* [Directive]:
From the entries below, copy exactly the lines from the one that contains "Emit a Python" through the one that contains "return (px - L) / (R - L)", both included, and only those.

* [Extracted entries]:
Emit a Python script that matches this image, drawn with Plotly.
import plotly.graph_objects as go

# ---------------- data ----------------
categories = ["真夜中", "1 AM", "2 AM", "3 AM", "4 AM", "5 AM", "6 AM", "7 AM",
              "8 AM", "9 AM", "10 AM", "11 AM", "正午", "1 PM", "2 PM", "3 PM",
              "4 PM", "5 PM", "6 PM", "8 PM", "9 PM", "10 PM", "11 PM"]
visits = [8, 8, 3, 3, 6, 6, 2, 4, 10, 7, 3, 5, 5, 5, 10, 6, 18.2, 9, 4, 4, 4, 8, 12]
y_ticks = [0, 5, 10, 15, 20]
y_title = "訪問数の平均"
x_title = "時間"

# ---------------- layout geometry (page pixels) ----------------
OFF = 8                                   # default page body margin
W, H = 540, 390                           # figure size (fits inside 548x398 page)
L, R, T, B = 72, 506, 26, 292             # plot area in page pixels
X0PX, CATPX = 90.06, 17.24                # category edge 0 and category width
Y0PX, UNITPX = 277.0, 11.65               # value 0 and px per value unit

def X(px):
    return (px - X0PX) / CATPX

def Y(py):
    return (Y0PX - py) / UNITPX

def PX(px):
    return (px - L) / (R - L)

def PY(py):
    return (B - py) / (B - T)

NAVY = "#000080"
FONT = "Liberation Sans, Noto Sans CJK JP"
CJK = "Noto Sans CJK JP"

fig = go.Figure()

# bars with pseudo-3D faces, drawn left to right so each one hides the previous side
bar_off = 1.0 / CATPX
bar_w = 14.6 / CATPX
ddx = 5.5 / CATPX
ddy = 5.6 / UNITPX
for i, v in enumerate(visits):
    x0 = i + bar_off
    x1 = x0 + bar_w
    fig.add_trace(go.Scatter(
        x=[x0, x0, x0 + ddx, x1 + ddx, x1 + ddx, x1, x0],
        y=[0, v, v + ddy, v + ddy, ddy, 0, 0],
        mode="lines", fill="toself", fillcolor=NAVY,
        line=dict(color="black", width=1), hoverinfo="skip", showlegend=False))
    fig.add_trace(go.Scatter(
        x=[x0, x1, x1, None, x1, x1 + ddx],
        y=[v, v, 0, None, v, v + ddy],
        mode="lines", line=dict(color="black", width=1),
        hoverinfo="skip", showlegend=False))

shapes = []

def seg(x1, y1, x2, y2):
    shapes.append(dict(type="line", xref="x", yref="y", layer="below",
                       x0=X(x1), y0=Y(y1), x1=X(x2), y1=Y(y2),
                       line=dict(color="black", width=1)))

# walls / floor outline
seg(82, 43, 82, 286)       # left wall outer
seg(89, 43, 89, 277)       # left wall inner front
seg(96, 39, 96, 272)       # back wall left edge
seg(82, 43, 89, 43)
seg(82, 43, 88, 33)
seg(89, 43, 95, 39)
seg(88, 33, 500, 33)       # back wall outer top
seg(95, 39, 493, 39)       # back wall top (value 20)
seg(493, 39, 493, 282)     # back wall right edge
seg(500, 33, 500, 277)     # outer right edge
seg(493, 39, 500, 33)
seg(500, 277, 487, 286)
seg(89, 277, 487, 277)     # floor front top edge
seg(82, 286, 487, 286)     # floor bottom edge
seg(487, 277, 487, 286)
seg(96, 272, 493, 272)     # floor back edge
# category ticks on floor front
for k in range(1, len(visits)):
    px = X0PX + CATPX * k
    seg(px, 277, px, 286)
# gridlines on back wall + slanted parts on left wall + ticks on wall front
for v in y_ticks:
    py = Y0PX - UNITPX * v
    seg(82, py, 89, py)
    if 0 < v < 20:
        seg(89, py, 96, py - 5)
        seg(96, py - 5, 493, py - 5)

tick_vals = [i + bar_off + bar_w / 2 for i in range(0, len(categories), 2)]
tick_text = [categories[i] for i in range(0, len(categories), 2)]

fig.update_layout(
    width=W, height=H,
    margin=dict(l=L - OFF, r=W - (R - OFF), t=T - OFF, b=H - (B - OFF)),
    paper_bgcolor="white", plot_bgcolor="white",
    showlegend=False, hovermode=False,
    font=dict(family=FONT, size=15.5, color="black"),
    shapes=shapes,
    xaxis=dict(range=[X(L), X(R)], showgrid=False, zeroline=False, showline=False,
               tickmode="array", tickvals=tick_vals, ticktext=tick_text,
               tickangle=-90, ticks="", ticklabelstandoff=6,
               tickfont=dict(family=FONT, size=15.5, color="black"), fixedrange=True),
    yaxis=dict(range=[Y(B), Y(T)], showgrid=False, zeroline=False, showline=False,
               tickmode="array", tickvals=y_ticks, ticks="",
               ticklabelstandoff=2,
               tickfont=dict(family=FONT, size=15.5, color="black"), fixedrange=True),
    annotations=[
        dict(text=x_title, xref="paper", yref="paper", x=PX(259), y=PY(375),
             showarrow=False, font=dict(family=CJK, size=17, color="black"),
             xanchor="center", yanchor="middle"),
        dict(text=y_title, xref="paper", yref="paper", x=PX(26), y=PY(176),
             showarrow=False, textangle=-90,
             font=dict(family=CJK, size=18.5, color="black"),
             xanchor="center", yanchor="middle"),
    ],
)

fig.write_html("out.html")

==

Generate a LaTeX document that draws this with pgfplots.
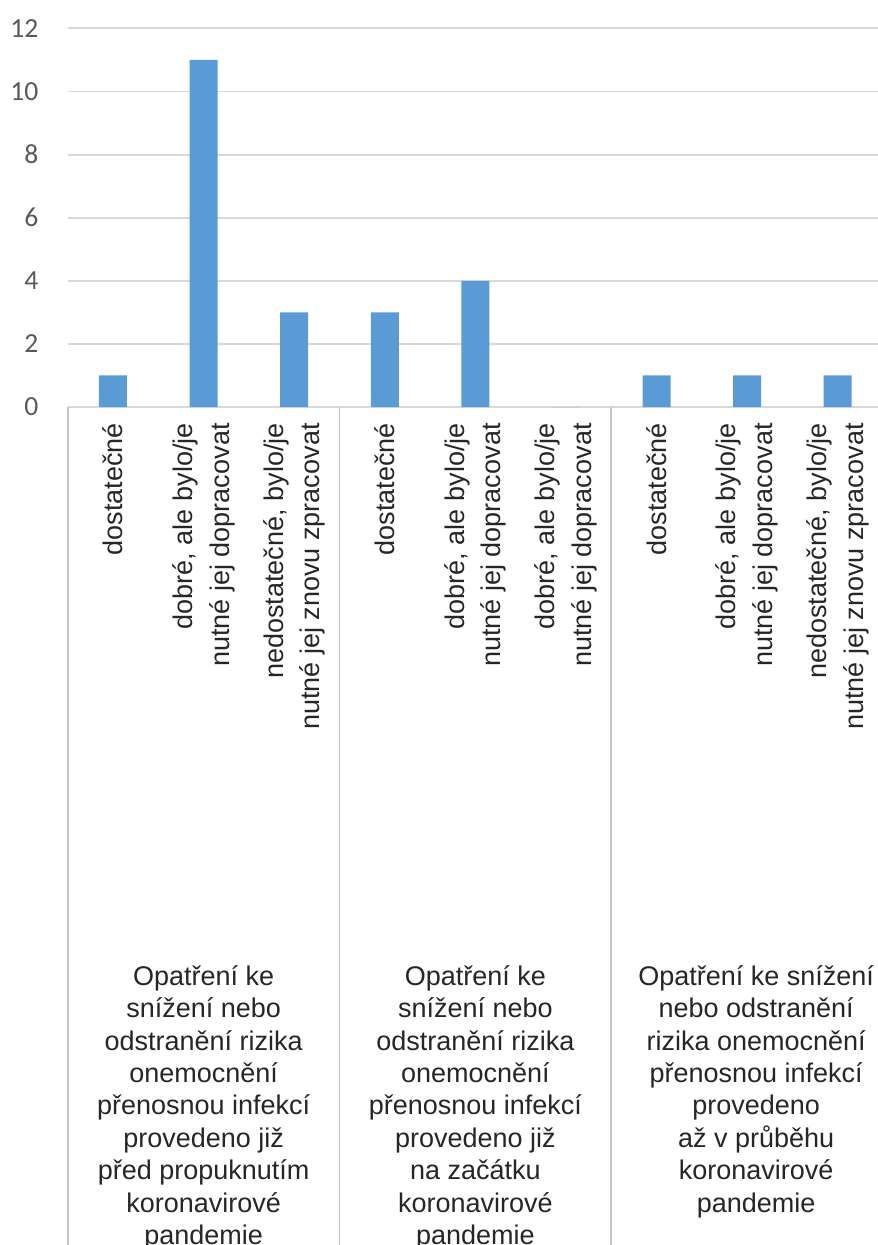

* [Problem solution]:
Emit a Python script that matches this image, drawn with Plotly.
import plotly.graph_objects as go

# ---------------- data ----------------
categories = ["真夜中", "1 AM", "2 AM", "3 AM", "4 AM", "5 AM", "6 AM", "7 AM",
              "8 AM", "9 AM", "10 AM", "11 AM", "正午", "1 PM", "2 PM", "3 PM",
              "4 PM", "5 PM", "6 PM", "8 PM", "9 PM", "10 PM", "11 PM"]
visits = [8, 8, 3, 3, 6, 6, 2, 4, 10, 7, 3, 5, 5, 5, 10, 6, 18.2, 9, 4, 4, 4, 8, 12]
y_ticks = [0, 5, 10, 15, 20]
y_title = "訪問数の平均"
x_title = "時間"

# ---------------- layout geometry (page pixels) ----------------
OFF = 8                                   # default page body margin
W, H = 540, 390                           # figure size (fits inside 548x398 page)
L, R, T, B = 72, 506, 26, 292             # plot area in page pixels
X0PX, CATPX = 90.06, 17.24                # category edge 0 and category width
Y0PX, UNITPX = 277.0, 11.65               # value 0 and px per value unit

def X(px):
    return (px - X0PX) / CATPX

def Y(py):
    return (Y0PX - py) / UNITPX

def PX(px):
    return (px - L) / (R - L)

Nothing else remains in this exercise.